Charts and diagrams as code
* * *
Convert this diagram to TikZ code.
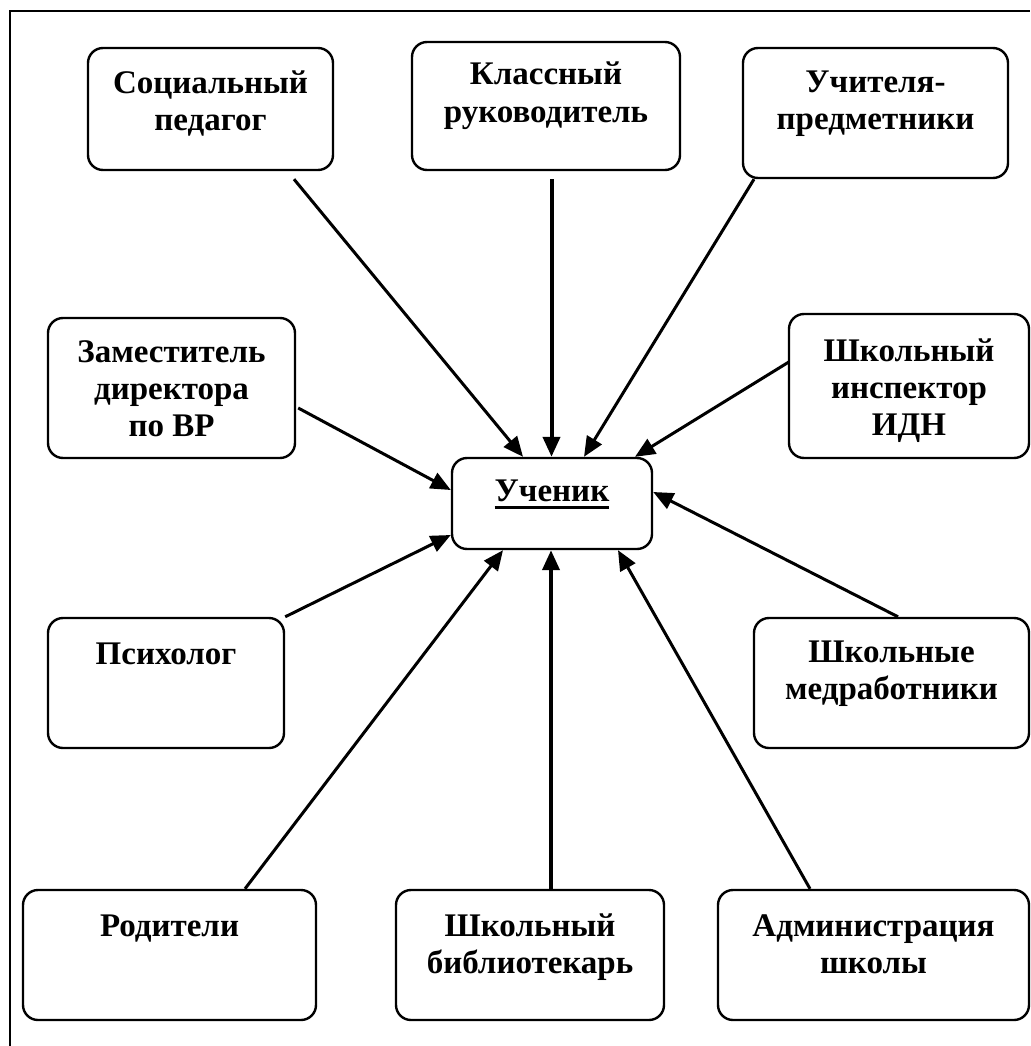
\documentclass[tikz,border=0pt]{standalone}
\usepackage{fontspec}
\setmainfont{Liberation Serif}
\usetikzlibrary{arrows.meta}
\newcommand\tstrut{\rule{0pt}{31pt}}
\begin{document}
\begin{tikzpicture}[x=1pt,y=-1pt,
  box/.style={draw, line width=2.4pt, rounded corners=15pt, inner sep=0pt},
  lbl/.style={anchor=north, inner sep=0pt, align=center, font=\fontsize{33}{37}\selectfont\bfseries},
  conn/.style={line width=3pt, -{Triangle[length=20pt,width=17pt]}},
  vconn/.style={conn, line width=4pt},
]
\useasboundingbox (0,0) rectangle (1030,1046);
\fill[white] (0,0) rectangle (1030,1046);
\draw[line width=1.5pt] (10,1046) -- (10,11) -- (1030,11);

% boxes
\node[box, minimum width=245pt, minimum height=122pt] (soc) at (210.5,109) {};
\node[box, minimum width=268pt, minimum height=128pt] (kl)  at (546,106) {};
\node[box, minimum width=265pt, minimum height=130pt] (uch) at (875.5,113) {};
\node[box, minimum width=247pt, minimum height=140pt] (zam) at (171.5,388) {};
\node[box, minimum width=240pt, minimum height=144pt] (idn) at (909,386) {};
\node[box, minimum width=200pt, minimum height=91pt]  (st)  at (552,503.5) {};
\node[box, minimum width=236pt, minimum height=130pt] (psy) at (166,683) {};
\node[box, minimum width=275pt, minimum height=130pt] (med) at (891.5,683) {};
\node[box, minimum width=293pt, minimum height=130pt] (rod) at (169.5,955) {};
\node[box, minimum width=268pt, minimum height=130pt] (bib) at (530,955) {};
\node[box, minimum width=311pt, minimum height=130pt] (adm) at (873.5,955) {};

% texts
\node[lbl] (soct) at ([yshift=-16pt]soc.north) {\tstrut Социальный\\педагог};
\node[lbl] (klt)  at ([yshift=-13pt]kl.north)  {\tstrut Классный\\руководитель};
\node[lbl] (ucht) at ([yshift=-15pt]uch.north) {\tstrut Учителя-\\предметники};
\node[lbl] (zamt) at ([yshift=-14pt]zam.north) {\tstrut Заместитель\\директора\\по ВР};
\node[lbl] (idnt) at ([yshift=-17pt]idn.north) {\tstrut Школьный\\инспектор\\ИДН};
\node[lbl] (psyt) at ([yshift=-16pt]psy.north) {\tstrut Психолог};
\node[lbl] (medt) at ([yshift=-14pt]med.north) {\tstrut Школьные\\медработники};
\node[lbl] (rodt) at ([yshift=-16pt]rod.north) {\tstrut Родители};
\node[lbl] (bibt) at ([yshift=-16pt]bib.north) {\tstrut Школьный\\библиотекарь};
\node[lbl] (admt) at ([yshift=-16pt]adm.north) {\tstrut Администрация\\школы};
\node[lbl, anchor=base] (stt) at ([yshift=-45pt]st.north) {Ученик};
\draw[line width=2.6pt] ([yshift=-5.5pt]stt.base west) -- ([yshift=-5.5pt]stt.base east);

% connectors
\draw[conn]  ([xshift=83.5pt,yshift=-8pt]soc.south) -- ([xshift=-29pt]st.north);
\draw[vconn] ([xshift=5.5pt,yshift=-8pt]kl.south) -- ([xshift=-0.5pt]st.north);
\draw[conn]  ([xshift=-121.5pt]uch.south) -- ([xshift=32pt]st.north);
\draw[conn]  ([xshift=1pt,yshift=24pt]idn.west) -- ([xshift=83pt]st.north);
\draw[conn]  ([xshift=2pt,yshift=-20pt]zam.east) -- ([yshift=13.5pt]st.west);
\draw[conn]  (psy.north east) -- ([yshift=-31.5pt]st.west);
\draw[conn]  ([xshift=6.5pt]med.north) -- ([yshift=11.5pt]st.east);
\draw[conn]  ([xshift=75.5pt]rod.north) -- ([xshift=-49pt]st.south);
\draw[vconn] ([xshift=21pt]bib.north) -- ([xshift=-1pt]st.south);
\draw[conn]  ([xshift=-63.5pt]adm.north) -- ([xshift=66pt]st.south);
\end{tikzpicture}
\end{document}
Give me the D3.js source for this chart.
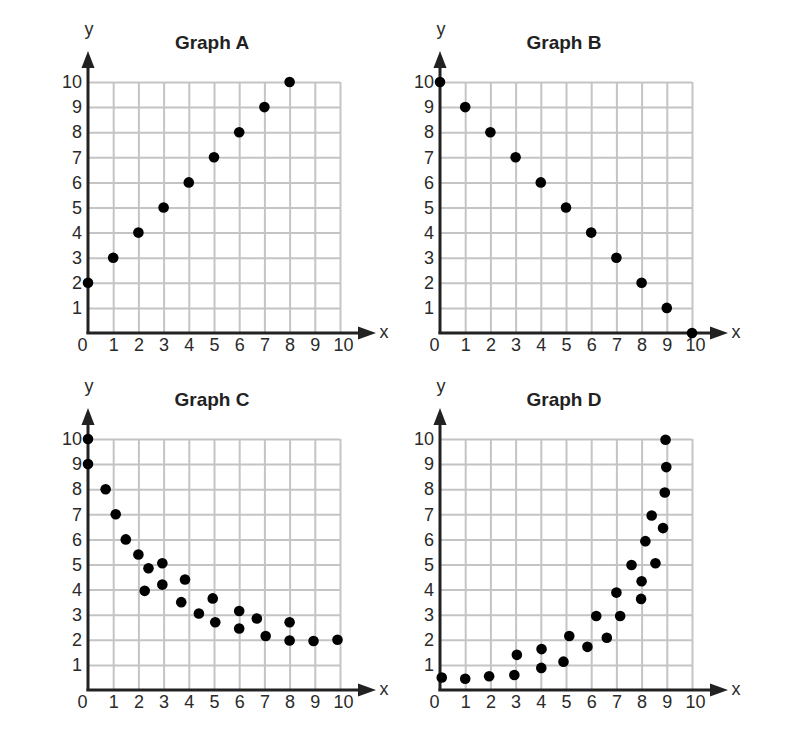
* * *
● Goal
Working from the listing above, pick out every line that has "this" and copy it.

● Answer to the problem
Convert this diagram to TikZ code.
Give me the D3.js source for this chart.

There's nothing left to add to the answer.